§ **Objective**:
Omit all pictures and transcribe only the lines in the entries below that run from the line with "Recreate this image" through the line with "ellipse, fill=cMist, minimum".

§ **Input**:
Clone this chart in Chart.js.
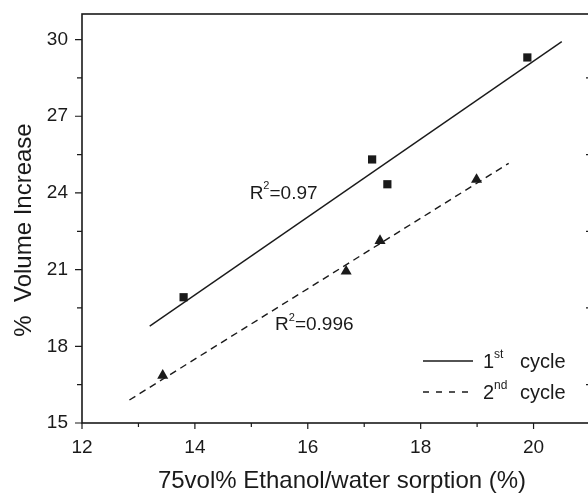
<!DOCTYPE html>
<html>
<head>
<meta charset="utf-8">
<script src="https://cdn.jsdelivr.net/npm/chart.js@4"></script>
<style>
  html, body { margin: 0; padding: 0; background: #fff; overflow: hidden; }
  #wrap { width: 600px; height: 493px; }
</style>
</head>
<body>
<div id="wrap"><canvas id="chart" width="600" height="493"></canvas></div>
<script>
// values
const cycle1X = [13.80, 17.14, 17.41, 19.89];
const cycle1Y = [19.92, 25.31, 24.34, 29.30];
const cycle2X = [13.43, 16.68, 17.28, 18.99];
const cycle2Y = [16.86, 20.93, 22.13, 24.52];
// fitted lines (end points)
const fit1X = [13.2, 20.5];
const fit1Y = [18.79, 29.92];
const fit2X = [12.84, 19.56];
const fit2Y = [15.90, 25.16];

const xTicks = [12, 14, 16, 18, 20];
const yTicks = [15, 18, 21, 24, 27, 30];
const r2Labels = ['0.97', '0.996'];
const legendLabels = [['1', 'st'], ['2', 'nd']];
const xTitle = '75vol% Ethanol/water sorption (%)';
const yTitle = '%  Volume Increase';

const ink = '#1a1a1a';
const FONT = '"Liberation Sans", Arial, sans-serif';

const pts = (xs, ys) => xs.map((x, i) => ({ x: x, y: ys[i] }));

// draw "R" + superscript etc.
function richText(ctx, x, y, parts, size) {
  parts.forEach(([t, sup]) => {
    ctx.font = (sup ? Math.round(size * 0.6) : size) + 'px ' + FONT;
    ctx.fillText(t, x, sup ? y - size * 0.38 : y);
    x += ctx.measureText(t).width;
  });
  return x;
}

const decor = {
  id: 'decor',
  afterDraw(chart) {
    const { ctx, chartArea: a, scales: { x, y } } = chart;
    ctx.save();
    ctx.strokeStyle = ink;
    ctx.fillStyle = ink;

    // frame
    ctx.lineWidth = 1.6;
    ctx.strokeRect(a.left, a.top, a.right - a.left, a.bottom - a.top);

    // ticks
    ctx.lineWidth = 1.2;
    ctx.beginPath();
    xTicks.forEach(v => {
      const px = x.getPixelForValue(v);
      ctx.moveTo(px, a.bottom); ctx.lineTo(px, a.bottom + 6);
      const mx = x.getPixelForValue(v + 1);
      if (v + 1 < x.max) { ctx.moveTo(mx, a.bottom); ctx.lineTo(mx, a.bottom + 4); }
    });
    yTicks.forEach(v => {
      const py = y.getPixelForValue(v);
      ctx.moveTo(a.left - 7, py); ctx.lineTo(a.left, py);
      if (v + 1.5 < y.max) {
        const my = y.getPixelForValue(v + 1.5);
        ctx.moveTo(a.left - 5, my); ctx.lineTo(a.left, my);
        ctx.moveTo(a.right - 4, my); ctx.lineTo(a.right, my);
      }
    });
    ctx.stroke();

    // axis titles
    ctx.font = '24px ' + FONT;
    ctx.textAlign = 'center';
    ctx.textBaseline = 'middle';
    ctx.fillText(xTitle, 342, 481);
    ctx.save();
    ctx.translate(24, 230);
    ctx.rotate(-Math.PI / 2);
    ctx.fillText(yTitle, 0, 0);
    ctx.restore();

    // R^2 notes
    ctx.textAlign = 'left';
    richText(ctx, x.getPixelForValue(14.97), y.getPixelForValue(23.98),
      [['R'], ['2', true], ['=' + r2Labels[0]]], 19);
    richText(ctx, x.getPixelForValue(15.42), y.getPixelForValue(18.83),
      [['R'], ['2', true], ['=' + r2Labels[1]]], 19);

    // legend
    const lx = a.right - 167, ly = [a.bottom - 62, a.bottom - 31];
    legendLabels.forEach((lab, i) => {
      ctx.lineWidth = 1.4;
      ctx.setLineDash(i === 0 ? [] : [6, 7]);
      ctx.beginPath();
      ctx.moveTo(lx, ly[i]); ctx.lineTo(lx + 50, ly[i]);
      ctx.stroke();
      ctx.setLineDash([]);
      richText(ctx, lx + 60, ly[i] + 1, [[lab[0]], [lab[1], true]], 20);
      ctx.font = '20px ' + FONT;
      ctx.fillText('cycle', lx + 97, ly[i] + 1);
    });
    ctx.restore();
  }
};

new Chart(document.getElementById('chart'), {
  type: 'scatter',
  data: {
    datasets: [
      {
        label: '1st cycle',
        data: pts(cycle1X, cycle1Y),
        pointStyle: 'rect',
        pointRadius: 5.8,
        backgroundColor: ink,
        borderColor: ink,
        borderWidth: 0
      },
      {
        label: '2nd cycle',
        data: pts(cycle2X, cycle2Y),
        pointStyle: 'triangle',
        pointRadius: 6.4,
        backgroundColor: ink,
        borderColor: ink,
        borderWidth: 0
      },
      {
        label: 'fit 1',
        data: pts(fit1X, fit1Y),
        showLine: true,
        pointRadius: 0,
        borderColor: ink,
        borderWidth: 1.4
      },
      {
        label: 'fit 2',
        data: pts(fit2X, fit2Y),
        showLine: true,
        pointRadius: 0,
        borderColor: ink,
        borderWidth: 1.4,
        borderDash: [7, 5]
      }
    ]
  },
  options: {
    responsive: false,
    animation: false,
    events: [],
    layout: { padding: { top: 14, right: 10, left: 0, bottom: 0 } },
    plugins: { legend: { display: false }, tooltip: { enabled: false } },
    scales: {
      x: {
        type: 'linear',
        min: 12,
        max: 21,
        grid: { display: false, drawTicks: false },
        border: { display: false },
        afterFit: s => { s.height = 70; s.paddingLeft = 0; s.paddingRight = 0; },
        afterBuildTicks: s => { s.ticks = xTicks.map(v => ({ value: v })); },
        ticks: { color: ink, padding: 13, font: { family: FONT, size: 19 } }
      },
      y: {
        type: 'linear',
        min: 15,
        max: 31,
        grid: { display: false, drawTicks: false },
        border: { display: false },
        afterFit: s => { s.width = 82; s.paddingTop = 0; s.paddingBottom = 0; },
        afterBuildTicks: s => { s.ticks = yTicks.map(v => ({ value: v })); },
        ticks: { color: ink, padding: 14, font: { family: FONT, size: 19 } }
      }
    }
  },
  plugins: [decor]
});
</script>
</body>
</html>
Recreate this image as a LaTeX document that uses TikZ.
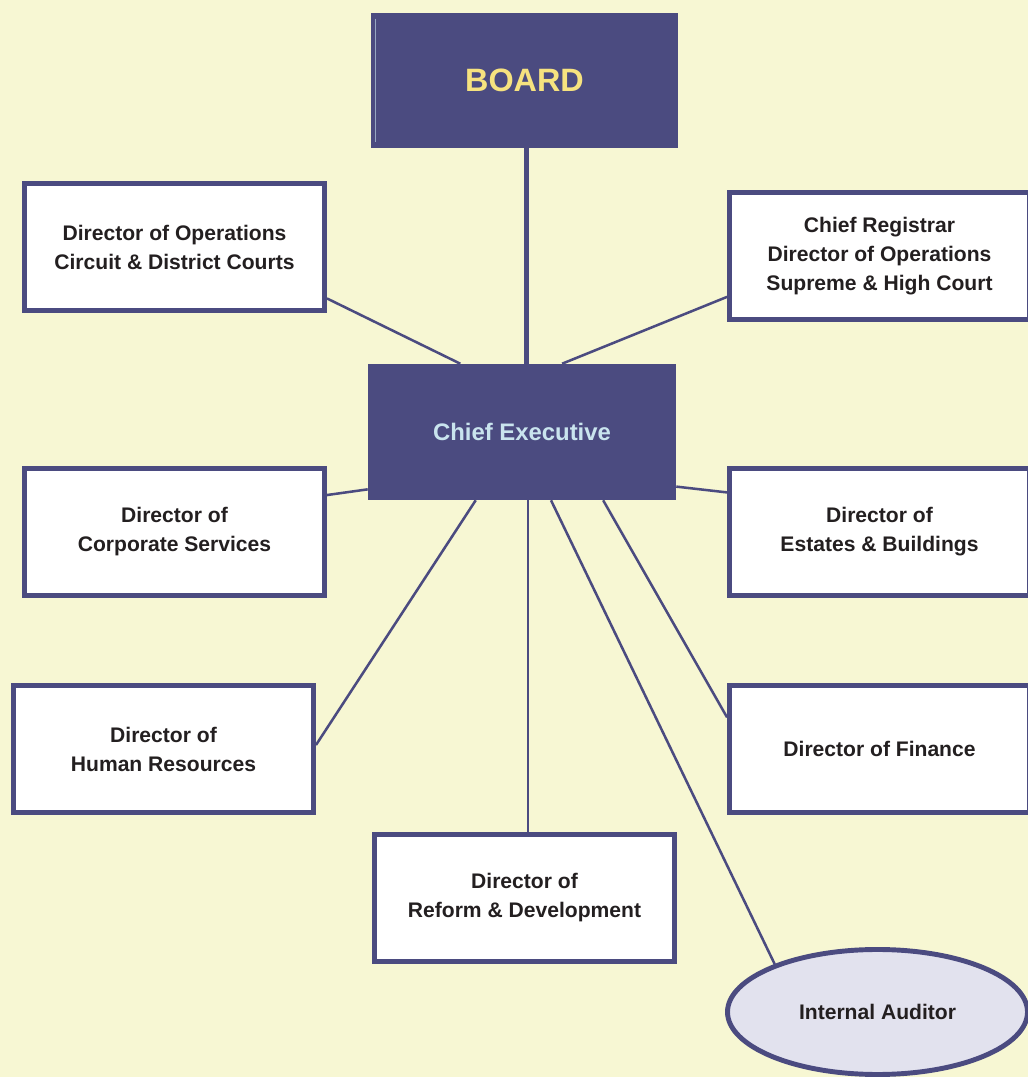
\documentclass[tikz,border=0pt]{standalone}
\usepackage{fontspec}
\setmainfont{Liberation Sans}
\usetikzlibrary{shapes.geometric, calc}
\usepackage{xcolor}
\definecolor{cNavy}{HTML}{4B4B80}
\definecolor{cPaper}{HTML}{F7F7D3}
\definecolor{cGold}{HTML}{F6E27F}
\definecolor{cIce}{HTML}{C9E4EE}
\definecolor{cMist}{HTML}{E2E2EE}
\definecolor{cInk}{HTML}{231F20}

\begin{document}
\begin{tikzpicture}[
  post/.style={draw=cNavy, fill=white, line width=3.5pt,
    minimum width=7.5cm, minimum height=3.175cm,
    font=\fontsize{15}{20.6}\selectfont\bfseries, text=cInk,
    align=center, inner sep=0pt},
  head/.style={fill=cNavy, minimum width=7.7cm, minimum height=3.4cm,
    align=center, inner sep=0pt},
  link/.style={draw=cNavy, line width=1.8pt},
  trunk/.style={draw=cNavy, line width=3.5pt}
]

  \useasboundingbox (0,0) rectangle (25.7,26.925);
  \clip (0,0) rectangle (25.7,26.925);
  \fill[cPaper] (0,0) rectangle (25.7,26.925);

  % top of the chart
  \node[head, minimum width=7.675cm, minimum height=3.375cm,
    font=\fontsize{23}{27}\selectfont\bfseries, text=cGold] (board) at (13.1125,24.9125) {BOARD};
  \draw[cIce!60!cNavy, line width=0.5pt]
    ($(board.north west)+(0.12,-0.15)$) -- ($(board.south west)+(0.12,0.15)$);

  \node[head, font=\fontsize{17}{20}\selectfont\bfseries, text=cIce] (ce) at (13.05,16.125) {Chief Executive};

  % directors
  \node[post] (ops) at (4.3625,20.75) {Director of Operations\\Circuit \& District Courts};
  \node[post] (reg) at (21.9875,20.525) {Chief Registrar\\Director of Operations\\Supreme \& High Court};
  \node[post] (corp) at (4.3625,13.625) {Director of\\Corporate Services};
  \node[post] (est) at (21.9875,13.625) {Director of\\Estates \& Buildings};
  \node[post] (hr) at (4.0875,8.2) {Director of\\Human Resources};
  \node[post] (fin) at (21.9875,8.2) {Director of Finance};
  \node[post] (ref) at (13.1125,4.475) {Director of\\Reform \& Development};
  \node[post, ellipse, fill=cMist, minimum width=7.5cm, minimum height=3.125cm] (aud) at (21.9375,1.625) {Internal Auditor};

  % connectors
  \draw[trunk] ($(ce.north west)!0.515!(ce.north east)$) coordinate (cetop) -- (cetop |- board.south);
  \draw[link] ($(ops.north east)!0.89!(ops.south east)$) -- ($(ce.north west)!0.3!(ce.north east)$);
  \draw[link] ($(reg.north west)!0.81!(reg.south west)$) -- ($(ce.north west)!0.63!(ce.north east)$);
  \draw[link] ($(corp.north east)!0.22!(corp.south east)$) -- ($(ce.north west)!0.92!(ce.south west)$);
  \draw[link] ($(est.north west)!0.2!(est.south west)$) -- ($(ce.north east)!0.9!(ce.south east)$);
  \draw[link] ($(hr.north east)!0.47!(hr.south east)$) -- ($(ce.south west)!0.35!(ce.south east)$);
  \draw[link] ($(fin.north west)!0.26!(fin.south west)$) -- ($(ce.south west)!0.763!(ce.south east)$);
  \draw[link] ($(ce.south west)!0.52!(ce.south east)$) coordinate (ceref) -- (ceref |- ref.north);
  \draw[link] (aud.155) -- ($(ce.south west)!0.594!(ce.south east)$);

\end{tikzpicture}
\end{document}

§ **Result below**:
Recreate this image as a LaTeX document that uses TikZ.
\documentclass[tikz,border=0pt]{standalone}
\usepackage{fontspec}
\setmainfont{Liberation Sans}
\usetikzlibrary{shapes.geometric, calc}
\usepackage{xcolor}
\definecolor{cNavy}{HTML}{4B4B80}
\definecolor{cPaper}{HTML}{F7F7D3}
\definecolor{cGold}{HTML}{F6E27F}
\definecolor{cIce}{HTML}{C9E4EE}
\definecolor{cMist}{HTML}{E2E2EE}
\definecolor{cInk}{HTML}{231F20}

\begin{document}
\begin{tikzpicture}[
  post/.style={draw=cNavy, fill=white, line width=3.5pt,
    minimum width=7.5cm, minimum height=3.175cm,
    font=\fontsize{15}{20.6}\selectfont\bfseries, text=cInk,
    align=center, inner sep=0pt},
  head/.style={fill=cNavy, minimum width=7.7cm, minimum height=3.4cm,
    align=center, inner sep=0pt},
  link/.style={draw=cNavy, line width=1.8pt},
  trunk/.style={draw=cNavy, line width=3.5pt}
]

  \useasboundingbox (0,0) rectangle (25.7,26.925);
  \clip (0,0) rectangle (25.7,26.925);
  \fill[cPaper] (0,0) rectangle (25.7,26.925);

  % top of the chart
  \node[head, minimum width=7.675cm, minimum height=3.375cm,
    font=\fontsize{23}{27}\selectfont\bfseries, text=cGold] (board) at (13.1125,24.9125) {BOARD};
  \draw[cIce!60!cNavy, line width=0.5pt]
    ($(board.north west)+(0.12,-0.15)$) -- ($(board.south west)+(0.12,0.15)$);

  \node[head, font=\fontsize{17}{20}\selectfont\bfseries, text=cIce] (ce) at (13.05,16.125) {Chief Executive};

  % directors
  \node[post] (ops) at (4.3625,20.75) {Director of Operations\\Circuit \& District Courts};
  \node[post] (reg) at (21.9875,20.525) {Chief Registrar\\Director of Operations\\Supreme \& High Court};
  \node[post] (corp) at (4.3625,13.625) {Director of\\Corporate Services};
  \node[post] (est) at (21.9875,13.625) {Director of\\Estates \& Buildings};
  \node[post] (hr) at (4.0875,8.2) {Director of\\Human Resources};
  \node[post] (fin) at (21.9875,8.2) {Director of Finance};
  \node[post] (ref) at (13.1125,4.475) {Director of\\Reform \& Development};
  \node[post, ellipse, fill=cMist, minimum width=7.5cm, minimum height=3.125cm] (aud) at (21.9375,1.625) {Internal Auditor};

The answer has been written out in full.